▸ **REQUEST**
All of the lines below are to be printed again exactly; images are excluded from the output.

▸ **DATASET EXCERPT**

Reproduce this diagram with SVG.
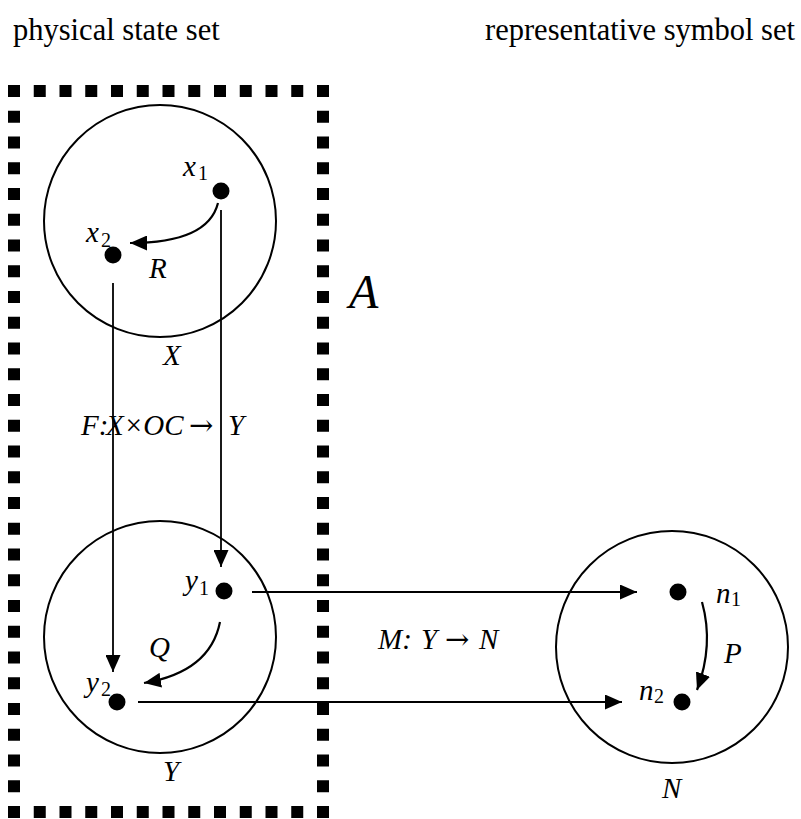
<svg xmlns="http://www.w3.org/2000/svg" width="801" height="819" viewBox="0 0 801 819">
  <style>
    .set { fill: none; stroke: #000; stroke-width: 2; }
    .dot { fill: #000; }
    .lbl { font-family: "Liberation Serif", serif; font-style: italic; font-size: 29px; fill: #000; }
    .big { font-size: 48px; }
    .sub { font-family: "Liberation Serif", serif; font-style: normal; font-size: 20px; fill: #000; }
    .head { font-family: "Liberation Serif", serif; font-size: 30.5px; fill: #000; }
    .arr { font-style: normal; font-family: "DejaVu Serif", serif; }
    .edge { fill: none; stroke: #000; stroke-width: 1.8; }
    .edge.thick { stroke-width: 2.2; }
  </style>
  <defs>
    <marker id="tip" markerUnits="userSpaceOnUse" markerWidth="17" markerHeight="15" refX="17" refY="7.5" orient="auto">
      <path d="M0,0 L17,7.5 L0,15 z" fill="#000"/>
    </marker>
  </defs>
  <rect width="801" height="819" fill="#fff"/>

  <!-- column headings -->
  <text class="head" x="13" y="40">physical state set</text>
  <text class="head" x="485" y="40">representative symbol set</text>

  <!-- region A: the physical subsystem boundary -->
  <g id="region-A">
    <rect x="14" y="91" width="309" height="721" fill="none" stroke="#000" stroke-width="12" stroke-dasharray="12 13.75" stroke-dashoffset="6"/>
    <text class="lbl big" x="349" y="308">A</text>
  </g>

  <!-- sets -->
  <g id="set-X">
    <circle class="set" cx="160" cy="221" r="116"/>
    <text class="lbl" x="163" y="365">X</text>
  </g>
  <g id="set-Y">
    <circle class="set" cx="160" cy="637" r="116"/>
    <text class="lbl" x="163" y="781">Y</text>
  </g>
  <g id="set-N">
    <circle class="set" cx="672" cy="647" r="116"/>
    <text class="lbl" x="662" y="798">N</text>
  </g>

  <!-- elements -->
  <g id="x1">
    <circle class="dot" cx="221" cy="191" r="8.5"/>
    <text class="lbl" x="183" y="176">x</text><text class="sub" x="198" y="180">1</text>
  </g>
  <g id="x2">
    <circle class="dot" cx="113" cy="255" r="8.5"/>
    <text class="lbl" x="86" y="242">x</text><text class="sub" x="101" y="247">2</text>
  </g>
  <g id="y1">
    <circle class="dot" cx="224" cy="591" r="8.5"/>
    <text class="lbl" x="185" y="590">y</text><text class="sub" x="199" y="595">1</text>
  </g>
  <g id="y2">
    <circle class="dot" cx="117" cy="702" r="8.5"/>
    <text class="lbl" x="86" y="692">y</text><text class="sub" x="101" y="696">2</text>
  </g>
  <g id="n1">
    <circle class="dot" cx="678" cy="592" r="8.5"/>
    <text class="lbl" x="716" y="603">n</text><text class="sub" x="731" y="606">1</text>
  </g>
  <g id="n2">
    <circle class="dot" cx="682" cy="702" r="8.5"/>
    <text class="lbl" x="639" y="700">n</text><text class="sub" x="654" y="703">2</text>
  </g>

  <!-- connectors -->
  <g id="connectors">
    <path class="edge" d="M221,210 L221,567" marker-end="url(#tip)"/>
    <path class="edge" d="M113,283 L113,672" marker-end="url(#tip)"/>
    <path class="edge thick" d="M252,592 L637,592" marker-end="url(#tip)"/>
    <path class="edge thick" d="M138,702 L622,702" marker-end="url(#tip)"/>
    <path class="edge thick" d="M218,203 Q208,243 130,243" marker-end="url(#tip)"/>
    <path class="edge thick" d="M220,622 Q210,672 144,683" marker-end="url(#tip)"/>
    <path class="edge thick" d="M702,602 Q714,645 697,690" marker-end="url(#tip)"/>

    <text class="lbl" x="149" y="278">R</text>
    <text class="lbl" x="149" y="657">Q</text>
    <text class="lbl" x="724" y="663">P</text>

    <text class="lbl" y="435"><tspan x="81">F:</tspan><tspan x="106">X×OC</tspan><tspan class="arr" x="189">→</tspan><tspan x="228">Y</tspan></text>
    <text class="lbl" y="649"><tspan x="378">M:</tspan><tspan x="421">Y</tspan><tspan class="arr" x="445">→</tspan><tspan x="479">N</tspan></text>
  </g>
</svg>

▸ **TASK SOLUTION**
Reproduce this diagram with SVG.
<svg xmlns="http://www.w3.org/2000/svg" width="801" height="819" viewBox="0 0 801 819">
  <style>
    .set { fill: none; stroke: #000; stroke-width: 2; }
    .dot { fill: #000; }
    .lbl { font-family: "Liberation Serif", serif; font-style: italic; font-size: 29px; fill: #000; }
    .big { font-size: 48px; }
    .sub { font-family: "Liberation Serif", serif; font-style: normal; font-size: 20px; fill: #000; }
    .head { font-family: "Liberation Serif", serif; font-size: 30.5px; fill: #000; }
    .arr { font-style: normal; font-family: "DejaVu Serif", serif; }
    .edge { fill: none; stroke: #000; stroke-width: 1.8; }
    .edge.thick { stroke-width: 2.2; }
  </style>
  <defs>
    <marker id="tip" markerUnits="userSpaceOnUse" markerWidth="17" markerHeight="15" refX="17" refY="7.5" orient="auto">
      <path d="M0,0 L17,7.5 L0,15 z" fill="#000"/>
    </marker>
  </defs>
  <rect width="801" height="819" fill="#fff"/>

  <!-- column headings -->
  <text class="head" x="13" y="40">physical state set</text>
  <text class="head" x="485" y="40">representative symbol set</text>

  <!-- region A: the physical subsystem boundary -->
  <g id="region-A">
    <rect x="14" y="91" width="309" height="721" fill="none" stroke="#000" stroke-width="12" stroke-dasharray="12 13.75" stroke-dashoffset="6"/>
    <text class="lbl big" x="349" y="308">A</text>
  </g>

  <!-- sets -->
  <g id="set-X">
    <circle class="set" cx="160" cy="221" r="116"/>
    <text class="lbl" x="163" y="365">X</text>
  </g>
  <g id="set-Y">
    <circle class="set" cx="160" cy="637" r="116"/>
    <text class="lbl" x="163" y="781">Y</text>
  </g>
  <g id="set-N">
    <circle class="set" cx="672" cy="647" r="116"/>
    <text class="lbl" x="662" y="798">N</text>
  </g>

  <!-- elements -->
  <g id="x1">
    <circle class="dot" cx="221" cy="191" r="8.5"/>
    <text class="lbl" x="183" y="176">x</text><text class="sub" x="198" y="180">1</text>
  </g>
  <g id="x2">
    <circle class="dot" cx="113" cy="255" r="8.5"/>
    <text class="lbl" x="86" y="242">x</text><text class="sub" x="101" y="247">2</text>
  </g>
  <g id="y1">
    <circle class="dot" cx="224" cy="591" r="8.5"/>
    <text class="lbl" x="185" y="590">y</text><text class="sub" x="199" y="595">1</text>
  </g>
  <g id="y2">
    <circle class="dot" cx="117" cy="702" r="8.5"/>
    <text class="lbl" x="86" y="692">y</text><text class="sub" x="101" y="696">2</text>
  </g>
  <g id="n1">
    <circle class="dot" cx="678" cy="592" r="8.5"/>
    <text class="lbl" x="716" y="603">n</text><text class="sub" x="731" y="606">1</text>
  </g>
  <g id="n2">
    <circle class="dot" cx="682" cy="702" r="8.5"/>
    <text class="lbl" x="639" y="700">n</text><text class="sub" x="654" y="703">2</text>
  </g>

  <!-- connectors -->
  <g id="connectors">
    <path class="edge" d="M221,210 L221,567" marker-end="url(#tip)"/>
    <path class="edge" d="M113,283 L113,672" marker-end="url(#tip)"/>
    <path class="edge thick" d="M252,592 L637,592" marker-end="url(#tip)"/>
    <path class="edge thick" d="M138,702 L622,702" marker-end="url(#tip)"/>
    <path class="edge thick" d="M218,203 Q208,243 130,243" marker-end="url(#tip)"/>
    <path class="edge thick" d="M220,622 Q210,672 144,683" marker-end="url(#tip)"/>
    <path class="edge thick" d="M702,602 Q714,645 697,690" marker-end="url(#tip)"/>

    <text class="lbl" x="149" y="278">R</text>
    <text class="lbl" x="149" y="657">Q</text>
    <text class="lbl" x="724" y="663">P</text>

    <text class="lbl" y="435"><tspan x="81">F:</tspan><tspan x="106">X×OC</tspan><tspan class="arr" x="189">→</tspan><tspan x="228">Y</tspan></text>
    <text class="lbl" y="649"><tspan x="378">M:</tspan><tspan x="421">Y</tspan><tspan class="arr" x="445">→</tspan><tspan x="479">N</tspan></text>
  </g>
</svg>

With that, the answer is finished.